Sociedades amazônicas
Os diferentes júris e públicos têm registrado percepções complementares que articulam leituras e informações sobre a Amazônia e aduzem esclarecimento às representações da região como território de utopias de todas as ordens. Sublinhe-se, entre as demais percepções que o filme amplia, a expectativa de futuro nada promissor para a região amazônica. As esperanças são palidamente vislumbradas no discurso de índios e trabalhadores; processos de continuidade da condição social de populações receptoras da intervenção de Henry Ford, em Fordlândia de 1927; nos grupos e coletividades apresentadas no filme em 2017, o que torna mais agudo o sofrimento; o impacto, e os efeitos negativos sobre dimensões sociais, culturais, humanas e ambientais na Amazônia.

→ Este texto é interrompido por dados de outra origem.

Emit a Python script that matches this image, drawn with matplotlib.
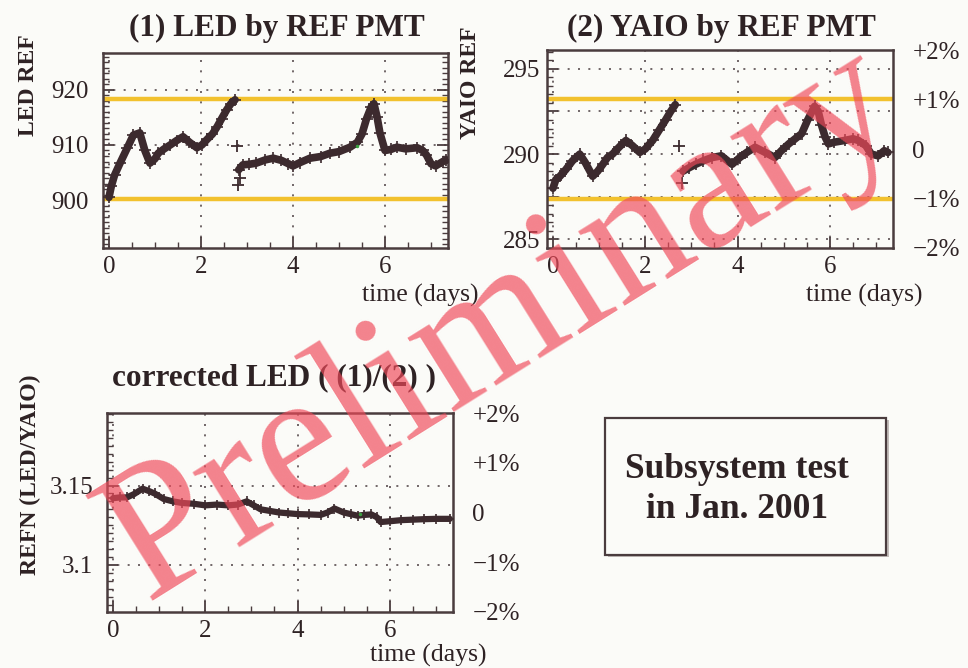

Beyond Fordlândia pode se tornar um paradigma para o exame de outras incursões da economia no meio ambiente. E uma referência importante para pensar e atuar nas relações sociedade e cultura em qualquer lugar. Está em causa o que os sujeitos da ação humana investidos de poder fazem com a própria humanidade; em prejuízo de todos. É contra essas investidas que o filme apela contra a indiferença dos homens que ameaçam outros homens.
O atentado da experiência de Henry Ford sobre a Amazônia é mais nítido quando o filme ilustra as perdas das formas de culturas de sobrevivência locais; dos laços de solidariedade indígena e comunitária. E sublinha a nostalgia de perdas identitárias que; mais uma vez, ilustram que a violência continua em todos os espaços e tempos das sociedades amazônicas.